Guru Dutt

Guru Dutt

Guru Dutt (1925-1964) was "an Indian film director, producer, actor, choreographer, and writer. He is regarded as one of the greatest filmmakers of Indian cinema," says Wikipedia.

When Jacques remarked that All the world’s a stage, he divided a man’s life into 7 ages, with acts 3-6 representing adult life: the lover, the soldier, the justice and the retiree. Jacques was a pessimist of course; like most Westerners he divided life up by one’s profession.

In Hinduism’s purusharthas, there is a different scheme: pleasure (kama), worldly success (artha), duty and responsibility (dharma) and liberation (moksha). Indian philosophers are mostly optimists: liberation is a lot better than second childhood, sans everything.

For John Lennon and Guru Dutt, pleasure lasted through their mid-20’s; work and success dominated their mid-20’s through 40 when they died. For those who make it past 40, that is when consciousness of dharma sets in and when most writers and artists start saying interesting things about sex (up till then they have been busy doing it or wishing they were doing it). But if sex diminishes at 40, why do away with it altogether and become celibate?

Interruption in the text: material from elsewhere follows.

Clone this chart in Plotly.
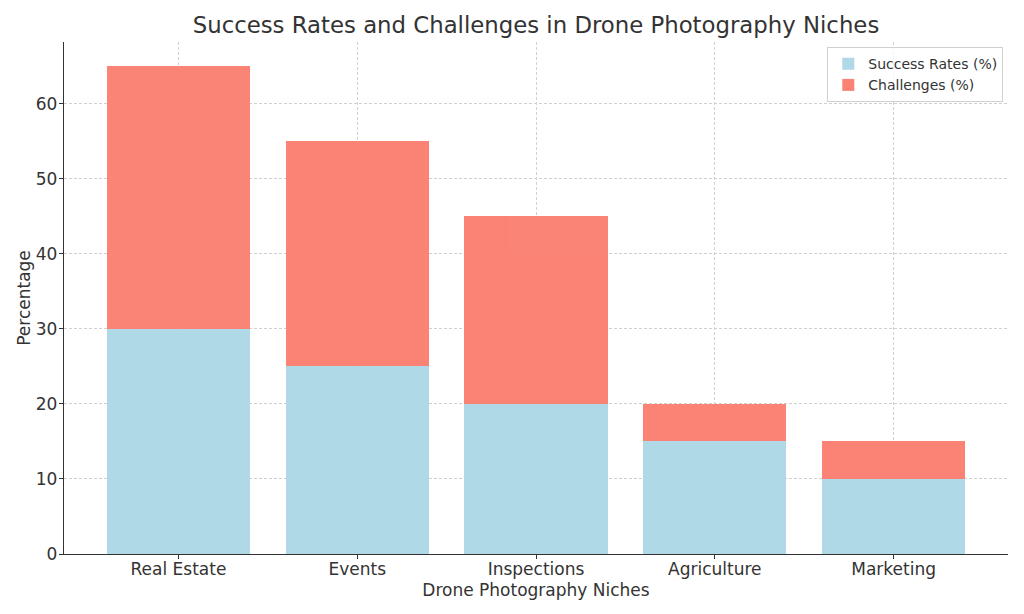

Ahab in Melville's Moby-Dick seems to have been influenced by this kind of thinking in this Shakespearean soliloquy from the wonderful Chapter 114: "The Gilder":

There is no steady unretracing progress in this life; we do not advance through fixed gradations, and at the last one pause: - through infancy's unconscious spell, boyhood's thoughtless faith, adolescence' doubt (the common doom), then scepticism, then disbelief, resting at last in manhood's pondering repose of If. But once gone through, we trace the round again; and are infants, boys, and men, and Ifs eternally.